* _DATA SHOWN_:
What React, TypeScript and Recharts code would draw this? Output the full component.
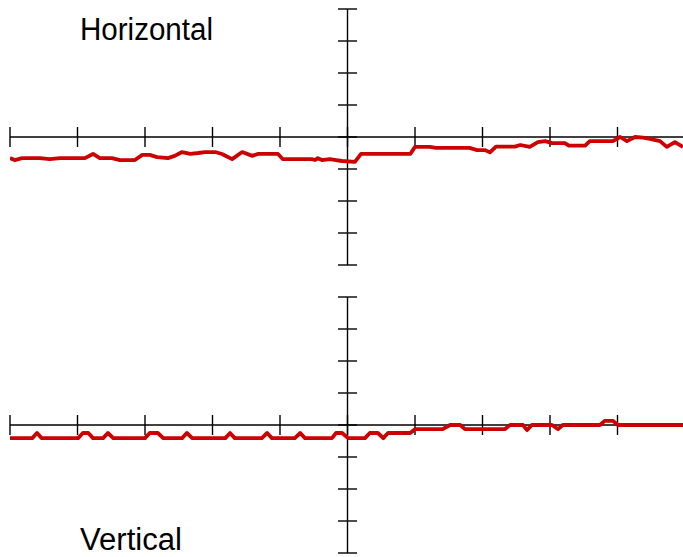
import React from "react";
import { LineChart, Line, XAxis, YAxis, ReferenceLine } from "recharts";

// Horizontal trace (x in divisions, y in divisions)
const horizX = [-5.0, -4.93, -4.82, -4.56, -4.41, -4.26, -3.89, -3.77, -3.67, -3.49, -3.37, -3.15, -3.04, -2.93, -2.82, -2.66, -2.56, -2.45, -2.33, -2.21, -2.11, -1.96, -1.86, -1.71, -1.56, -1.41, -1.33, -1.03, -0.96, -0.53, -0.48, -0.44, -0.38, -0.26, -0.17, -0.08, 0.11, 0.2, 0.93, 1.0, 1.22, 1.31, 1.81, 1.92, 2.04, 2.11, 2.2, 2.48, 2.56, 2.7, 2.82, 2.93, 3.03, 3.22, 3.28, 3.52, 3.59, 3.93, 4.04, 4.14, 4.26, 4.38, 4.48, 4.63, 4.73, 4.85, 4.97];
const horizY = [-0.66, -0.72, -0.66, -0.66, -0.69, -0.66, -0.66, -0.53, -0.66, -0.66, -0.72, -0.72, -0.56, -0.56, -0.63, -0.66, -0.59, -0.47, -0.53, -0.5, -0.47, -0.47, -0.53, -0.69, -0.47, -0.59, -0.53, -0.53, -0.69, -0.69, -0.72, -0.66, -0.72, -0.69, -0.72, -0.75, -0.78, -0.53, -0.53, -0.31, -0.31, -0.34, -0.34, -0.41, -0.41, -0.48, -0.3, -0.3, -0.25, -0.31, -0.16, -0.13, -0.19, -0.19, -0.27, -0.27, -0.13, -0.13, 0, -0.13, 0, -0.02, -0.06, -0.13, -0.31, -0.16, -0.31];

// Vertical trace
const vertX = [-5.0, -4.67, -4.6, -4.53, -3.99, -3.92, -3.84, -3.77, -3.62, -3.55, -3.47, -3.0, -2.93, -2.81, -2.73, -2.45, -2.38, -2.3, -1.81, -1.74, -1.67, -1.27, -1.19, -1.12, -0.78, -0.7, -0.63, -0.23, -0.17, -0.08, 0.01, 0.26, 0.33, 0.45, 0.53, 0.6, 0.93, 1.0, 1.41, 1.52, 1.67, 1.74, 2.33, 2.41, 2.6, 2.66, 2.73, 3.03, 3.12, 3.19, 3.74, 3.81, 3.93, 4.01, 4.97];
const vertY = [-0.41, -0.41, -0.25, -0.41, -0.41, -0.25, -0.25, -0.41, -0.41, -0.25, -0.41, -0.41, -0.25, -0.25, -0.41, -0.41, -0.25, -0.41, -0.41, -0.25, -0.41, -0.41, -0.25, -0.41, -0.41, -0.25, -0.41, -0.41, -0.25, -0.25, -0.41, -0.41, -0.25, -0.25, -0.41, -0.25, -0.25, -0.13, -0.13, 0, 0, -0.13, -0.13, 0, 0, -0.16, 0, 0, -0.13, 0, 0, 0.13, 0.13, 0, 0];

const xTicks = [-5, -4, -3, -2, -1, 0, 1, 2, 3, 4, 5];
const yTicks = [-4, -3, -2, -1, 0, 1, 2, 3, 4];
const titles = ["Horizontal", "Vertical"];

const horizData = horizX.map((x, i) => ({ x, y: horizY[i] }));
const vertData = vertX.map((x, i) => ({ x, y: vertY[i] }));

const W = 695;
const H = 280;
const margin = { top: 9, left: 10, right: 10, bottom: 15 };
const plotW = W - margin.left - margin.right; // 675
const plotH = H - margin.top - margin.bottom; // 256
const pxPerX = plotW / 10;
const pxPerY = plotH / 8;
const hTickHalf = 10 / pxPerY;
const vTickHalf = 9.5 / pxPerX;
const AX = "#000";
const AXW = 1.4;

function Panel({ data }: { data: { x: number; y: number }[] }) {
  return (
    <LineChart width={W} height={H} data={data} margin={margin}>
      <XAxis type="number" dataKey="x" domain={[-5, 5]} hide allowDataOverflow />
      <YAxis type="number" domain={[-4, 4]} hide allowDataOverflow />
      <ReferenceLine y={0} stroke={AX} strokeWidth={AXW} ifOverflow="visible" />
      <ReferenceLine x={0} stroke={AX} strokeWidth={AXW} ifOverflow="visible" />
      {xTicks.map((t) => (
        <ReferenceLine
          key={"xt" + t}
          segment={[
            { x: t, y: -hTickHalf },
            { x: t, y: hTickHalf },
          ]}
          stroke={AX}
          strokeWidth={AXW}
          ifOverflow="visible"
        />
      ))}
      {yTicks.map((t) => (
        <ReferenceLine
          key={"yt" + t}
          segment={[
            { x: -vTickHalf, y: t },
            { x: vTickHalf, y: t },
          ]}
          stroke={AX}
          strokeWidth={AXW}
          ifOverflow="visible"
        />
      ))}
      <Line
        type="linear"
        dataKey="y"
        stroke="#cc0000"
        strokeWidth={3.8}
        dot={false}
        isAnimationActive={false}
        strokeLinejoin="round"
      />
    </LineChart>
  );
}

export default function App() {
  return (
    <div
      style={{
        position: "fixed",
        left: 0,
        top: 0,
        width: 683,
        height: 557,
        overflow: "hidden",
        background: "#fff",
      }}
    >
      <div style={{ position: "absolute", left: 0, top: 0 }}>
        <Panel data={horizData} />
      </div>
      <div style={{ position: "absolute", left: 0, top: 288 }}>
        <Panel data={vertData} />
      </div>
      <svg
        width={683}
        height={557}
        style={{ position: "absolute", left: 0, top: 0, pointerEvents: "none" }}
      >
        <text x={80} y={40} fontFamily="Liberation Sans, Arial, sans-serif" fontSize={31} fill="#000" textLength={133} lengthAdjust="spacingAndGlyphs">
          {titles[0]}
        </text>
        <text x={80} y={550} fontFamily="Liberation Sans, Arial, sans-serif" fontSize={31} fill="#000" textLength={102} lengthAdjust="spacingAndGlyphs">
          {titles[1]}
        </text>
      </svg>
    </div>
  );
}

* _TASK PROMPT_:
Copy, from the material above, each line in which the string "React" occurs.

* _COMPLETED EXERCISE_:
What React, TypeScript and Recharts code would draw this? Output the full component.
import React from "react";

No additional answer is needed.